Mercer view for 2016 - what does it mean for portfolio construction?

Mercer consulting announced their themes for 2016.  Their four themes are not surprising, but it is still important to review them and think about how they can be exploited in the global macro space. The overriding theme is that investors will be facing a low return environment, or more importantly, we are not in a positive long-only environment. In the short-run, holding beta exposure will not get you to your return dreams. The four themes are:

1. Reduced liquidity for liquid assets
2. A maturing credit cycle
3. A tilt form beta to alpha
4. Think long-term

The reduced liquidity theme has been the talk of both investors and regulators. Investors are getting more risk averse given the potential for liquidity events. Police-makers either do not want to admit their is a problem or believe they are not the cause of any liquidity shortfall. Nevertheless, they have increased their focus on macro prudential policies which include monitoring liquidity. Our view is that a reduced liquidity environment calls for greater exposure to short-term trading strategies. Liquidity providers will be rewarded.

A maturing credit cycle is evident with the explosion of high yield credit spreads. Credit is becoming scarcer and investor are asking for greater risk premia. This credit repricing process is just beginning, so the our view is that switching out of credit in the short run is a good defensive strategy.

The tilt from beta to alpha is justified given we are likely to see further repricing of risk in equities. While the ECB, PBOC, and BOJ are all adding liquidity, the Fed's shift to normalization creates a potential headwind for holding risky assets. Low volatility has continued even after the spike of last August. This is likely to change. We view that market correlations will decline given the decoupling of policies. This means that relative value trades will be better rewarded than buy and hold directional positions.  Find alpha that exploits lower market correlations.

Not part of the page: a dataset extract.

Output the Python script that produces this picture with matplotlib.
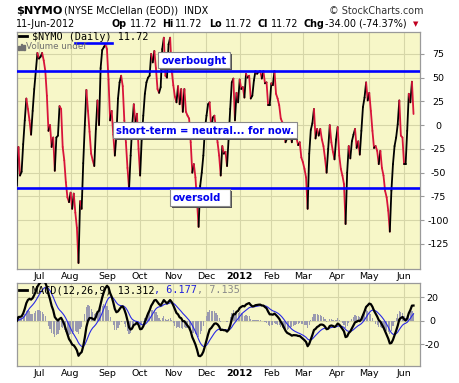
import numpy as np
import pandas as pd
import matplotlib
matplotlib.use("Agg")
import matplotlib.pyplot as plt
from matplotlib.collections import LineCollection
from matplotlib.patches import Rectangle
from matplotlib.lines import Line2D
import matplotlib.transforms as mtransforms

# ---------------- data ----------------
START_DATE = "2011-06-13"
END_DATE = "2012-06-11"
NYSE_HOLIDAYS = ["2011-07-04", "2011-09-05", "2011-11-24", "2011-12-26",
                 "2012-01-02", "2012-01-16", "2012-02-20", "2012-04-06",
                 "2012-05-28"]

nymo = [
    -64, -23, -53, -49, -20, 5, 28, 17, 5, -10,
    15, 38, 57, 76, 70, 72, 76, 68, 57, 31,
    -6, 0, -23, -13, -48, -13, -11, 20, 17, -23,
    -37, -60, -76, -81, -71, -88, -72, -92, -108, -145,
    -80, -88, -40, 0, 37, 15, -7, -30, -37, -43,
    -4, 26, 0, 60, 79, 82, 85, 80, 48, 5,
    15, -10, -32, -10, 28, 45, 52, 41, 5, -18,
    -45, -67, -32, 0, 22, 1, 12, -25, -53, -15,
    10, 33, 45, 50, 52, 75, 66, 78, 60, 38,
    34, 40, 80, 92, 52, 50, 85, 92, 57, 42,
    30, 24, 41, 22, 38, 14, 38, 14, 10, 7,
    -18, -50, -41, -55, -80, -107, -64, -50, -32, -4,
    10, 22, 24, -4, 8, 10, -4, -18, -32, -53,
    -22, -30, -28, -43, -14, 17, 45, 49, 5, 34,
    24, 48, 38, 40, 29, 54, 50, 52, 28, 31,
    47, 57, 54, 56, 57, 49, 57, 44, 45, 21,
    21, 44, 42, 57, 33, 28, 21, 7, 3, -9,
    -18, -14, -7, -11, -18, -4, -11, -14, -21, -18,
    -34, -39, -46, -55, -88, -30, -5, 2, 17, -14,
    -4, -11, -4, -15, -22, -35, -50, -25, 0, -18,
    -28, -36, -15, -2, -32, -46, -53, -62, -104, -50,
    -22, -35, -17, -10, -4, -24, -17, -31, -6, 19,
    29, 45, 26, 34, 15, -6, -24, -22, -27, -41,
    -27, -45, -53, -69, -76, -90, -112, -69, -41, -22,
    -13, 1, 26, -11, -13, -41, -41, -6, 33, 24,
    45.72, 11.72,
]

overbought_level = 57
oversold_level = -66
resistance_level = 86

main_yticks = [75, 50, 25, 0, -25, -50, -75, -100, -125]
macd_yticks = [20, 0, -20]
month_abbr = ["Jan", "Feb", "Mar", "Apr", "May", "Jun",
              "Jul", "Aug", "Sep", "Oct", "Nov", "Dec"]

macd_legend_values = ["13.312", "6.177", "7.135"]

# ---------------- derived ----------------
dates = pd.bdate_range(START_DATE, END_DATE, freq="C", holidays=NYSE_HOLIDAYS)
vals = np.array(nymo, dtype=float)
n = min(len(dates), len(vals))
dates = dates[:n]
vals = vals[:n]
xi = np.arange(n)

month_idx, month_lab = [], []
for i in range(1, n):
    if dates[i].month != dates[i - 1].month:
        month_idx.append(i)
        month_lab.append(str(dates[i].year) if dates[i].month == 1 else month_abbr[dates[i].month - 1])

s = pd.Series(vals)
ema12 = s.ewm(span=12, adjust=False).mean()
ema26 = s.ewm(span=26, adjust=False).mean()
macd = (ema12 - ema26).values
signal = pd.Series(macd).ewm(span=9, adjust=False).mean().values
hist = macd - signal

# ---------------- style ----------------
W, H = 460, 383
PANEL = "#F7F7C8"
GRID = "#D6D6A8"
BORDER = "#9A9A9A"
RED = "#D8143A"
BLUE = "#0000FF"

fig = plt.figure(figsize=(W / 100, H / 100), dpi=100)
fig.patch.set_facecolor("white")

L, R = 16.7, 420.0
MT, MB = 32.0, 268.7
KT, KB = 283.3, 366.0
ax = fig.add_axes([L / W, 1 - MB / H, (R - L) / W, (MB - MT) / H])
axm = fig.add_axes([L / W, 1 - KB / H, (R - L) / W, (KB - KT) / H])

def axfx(px):
    return (px - L) / (R - L)

def axfy(py):
    return (MB - py) / (MB - MT)

for a in (ax, axm):
    a.set_facecolor(PANEL)
    for sp in a.spines.values():
        sp.set_color(BORDER)
        sp.set_linewidth(0.9)
    a.set_xlim(-0.1, 255.1)
    a.set_xticks(month_idx)
    a.set_xticklabels(month_lab)
    a.tick_params(axis="x", length=0, pad=2.5, labelsize=6.8)
    a.yaxis.tick_right()
    a.grid(True, color=GRID, lw=0.8)
    a.set_axisbelow(True)
    for lab in a.get_xticklabels():
        if lab.get_text().isdigit():
            lab.set_fontweight("bold")

# ---- main panel ----
ax.set_ylim(-151, 98)
ax.set_yticks(main_yticks)
ax.set_yticklabels([str(v) for v in main_yticks])
ax.tick_params(axis="y", length=3, width=0.8, color=BORDER, pad=10, labelsize=6.8)
for lab in ax.get_yticklabels():
    lab.set_horizontalalignment("center")

pts = np.column_stack([xi, vals])
segs = np.stack([pts[:-1], pts[1:]], axis=1)
cols = [("black" if d >= 0 else RED) for d in np.diff(vals)]
lc = LineCollection(segs, colors=cols, linewidths=1.3, capstyle="round", joinstyle="round", zorder=3)
ax.add_collection(lc)

ax.axhline(overbought_level, color=BLUE, lw=1.9, zorder=4)
ax.axhline(oversold_level, color=BLUE, lw=1.9, zorder=4)
ax.axhline(resistance_level, xmin=axfx(75), xmax=axfx(112), color=BLUE, lw=1.9, zorder=4)

# legend text inside the panel
ax.add_line(Line2D([axfx(19), axfx(27)], [axfy(36), axfy(36)], transform=ax.transAxes,
                   color="black", lw=2, zorder=6))
ax.text(axfx(32), axfy(36.5), "$NYMO (Daily) 11.72", transform=ax.transAxes,
        family="DejaVu Sans Mono", fontsize=7.3, va="center", ha="left", zorder=6)
for k, (bx, bh) in enumerate([(18, 4), (20.5, 6), (23, 5)]):
    ax.add_patch(Rectangle((axfx(bx), axfy(50)), 1.6 / (R - L), bh / (MB - MT),
                           transform=ax.transAxes, color="#707070", zorder=6))
ax.text(axfx(26), axfy(46.5), "Volume undef", transform=ax.transAxes,
        fontsize=6.3, color="#707070", va="center", ha="left", zorder=6)

shadow_tr = mtransforms.offset_copy(ax.transAxes, fig=fig, x=1.5, y=-1.5, units="dots")

def note(x0, y0, x1, y1, tx, text):
    ax.add_patch(Rectangle((axfx(x0), axfy(y1)), axfx(x1) - axfx(x0), axfy(y0) - axfy(y1),
                           transform=shadow_tr, facecolor="#505050", edgecolor="none", zorder=7))
    ax.add_patch(Rectangle((axfx(x0), axfy(y1)), axfx(x1) - axfx(x0), axfy(y0) - axfy(y1),
                           transform=ax.transAxes, facecolor="white", edgecolor="#8A8A8A",
                           lw=0.8, zorder=8))
    ax.text(axfx(tx), axfy((y0 + y1) / 2 + 0.5), text, transform=ax.transAxes, color="#0000EE",
            fontsize=7.2, fontweight="bold", va="center", ha="left", zorder=9)

note(158.3, 52.3, 230, 68.3, 161.5, "overbought")
note(113.3, 121.7, 296.7, 138.3, 116.5, "short-term = neutral... for now.")
note(170, 189.3, 230, 206, 172.5, "oversold")

# ---- MACD panel ----
axm.set_ylim(-38.5, 32)
axm.set_yticks(macd_yticks)
axm.set_yticklabels([str(v) for v in macd_yticks])
axm.tick_params(axis="y", length=3, width=0.8, color=BORDER, pad=6, labelsize=6.8)
for lab in axm.get_yticklabels():
    lab.set_horizontalalignment("center")

axm.bar(xi, hist, width=0.75, color="#9A9AB0", zorder=2)
axm.plot(xi, signal, color="#2A2AE6", lw=0.8, zorder=3)
axm.plot(xi, macd, color="black", lw=1.6, zorder=4)

def kfy(py):
    return (KB - py) / (KB - KT)

axm.add_line(Line2D([axfx(19), axfx(27)], [kfy(290), kfy(290)], transform=axm.transAxes,
                    color="black", lw=2, zorder=6))
cw = 6.1
t1 = "MACD(12,26,9) " + macd_legend_values[0]
t2 = ", " + macd_legend_values[1]
t3 = ", " + macd_legend_values[2]
x_t = 32
for txt, colr in ((t1, "black"), (t2, "#2020DD"), (t3, "#8A8A8A")):
    axm.text(axfx(x_t), kfy(290.5), txt, transform=axm.transAxes, family="DejaVu Sans Mono",
             fontsize=7.3, color=colr, va="center", ha="left", zorder=6)
    x_t += len(txt) * cw

# ---------------- header ----------------
def ftext(x, y, s, **kw):
    fig.text(x / W, 1 - y / H, s, va="center", ha="left", **kw)

ftext(16, 10.5, "$NYMO", fontsize=8.2, fontweight="bold")
ftext(64, 10.5, "(NYSE McClellan (EOD))", fontsize=6.9)
ftext(184, 10.5, "INDX", fontsize=6.9)
ftext(329, 10.5, "\u00a9 StockCharts.com", fontsize=6.9, color="#333333")

ftext(16, 24, "11-Jun-2012", fontsize=6.9)
pieces = [(112, "Op", True), (130, "11.72", False), (162, "Hi", True), (175, "11.72", False),
          (209, "Lo", True), (225, "11.72", False), (258, "Cl", True), (271, "11.72", False),
          (304, "Chg", True), (325, "-34.00 (-74.37%)", False)]
for px, txt, bold in pieces:
    ftext(px, 24, txt, fontsize=6.9, fontweight=("bold" if bold else "normal"))
ftext(413, 24, "\u25bc", fontsize=5, color="#C00020")

fig.savefig("out.png", dpi=100, facecolor="white")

The "think long-term" view is a catch-all for the fact that, in the short-run, uncertainty will be high and the ability of investors to get direction right may be difficult. This may be in conflict with the idea of active trading in a illiquid world, but we see this as the other end of the liquidity spectrum. In this world, holding long-term strategy allocations make sense if you cannot or do not want to take advantage of changes in risk aversion and liquidity.